The HMO's PR man kicked Moore out of the building, so Moore held a mock funeral for the dying man outside the company's headquarters. It may have been a stunt, it may have been in questionable taste, but the HMO gave in.
The guy got his pancreas, and is alive and well today.


But, remarkably, despite his success, Moore insists he's really introverted, shy and not cut out to do this kind of work.

"I hate it, actually. I hate doing it. Guys like me from the working class are not supposed to have their own network show," says Moore.

But it is those network shows, and Moore's movies, that have prompted critics to charge that he goes overboard in his pursuit of the powerful, as they say he does in his Academy Award-winning film "Bowling for Columbine," when he confronts the National Rifle Association's president, Charlton Heston.

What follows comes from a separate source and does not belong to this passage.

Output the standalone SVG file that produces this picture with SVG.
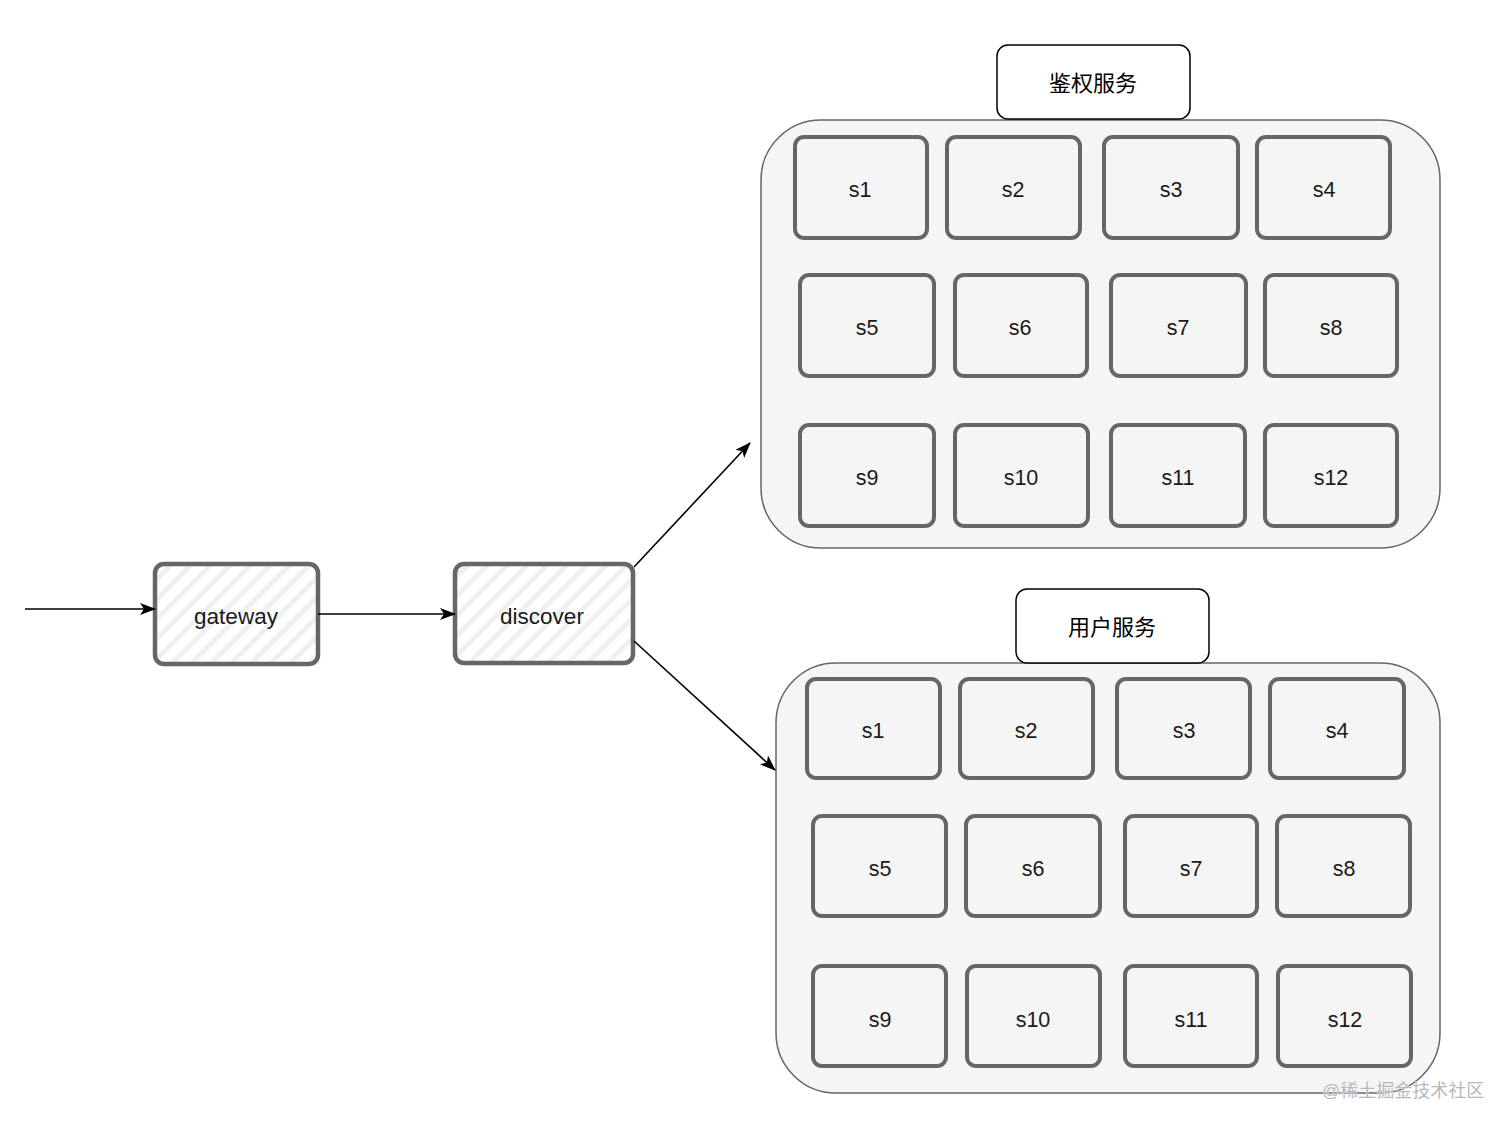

Heston provocatively held a gun rights rally in Denver shortly after the massacre at Columbine High School, a few miles away. Moore never imagined Heston would speak to him, but he studied the Hollywood star map and decided to give it a shot.

"So I ring the buzzer. And out of that little box came the voice of Moses. 'Yes?' And I'm going, 'Oh my God, What am I gonna do?' And then he told me, come back tomorrow morning, and give me the interview. And he did," says Moore.

Does Moore feel bad about grilling Heston?

"He is the president of the most powerful lobby in Washington, D.C. If he can't hold his own, I don't know, you don't really feel sorry for him," says Moore. "Because what he's up there doing is promoting easy access to as many guns as possible. And that's caused a lot of heartache in this country."

Heston eventually walked out on Moore during the interview, but it was Moore who got pilloried in much of the mainstream media for once again dragging people in front of a camera just to humiliate them.

"I drag people who have made life miserable for millions of people in front of the camera and they humiliate themselves," says Moore.

But are his films really about guns, or General Motors or Flint - or simply Michael Moore?

"I realize I'm there as a stand-in, for all the average, you know, Joes out there who don't get to make a movie to express their point of view, which happens to be similar to mine, so they can sit there in the theater, and give the screen the old Bronx cheer every time we walk into those corporate headquarters, or do something that is for them," says Moore.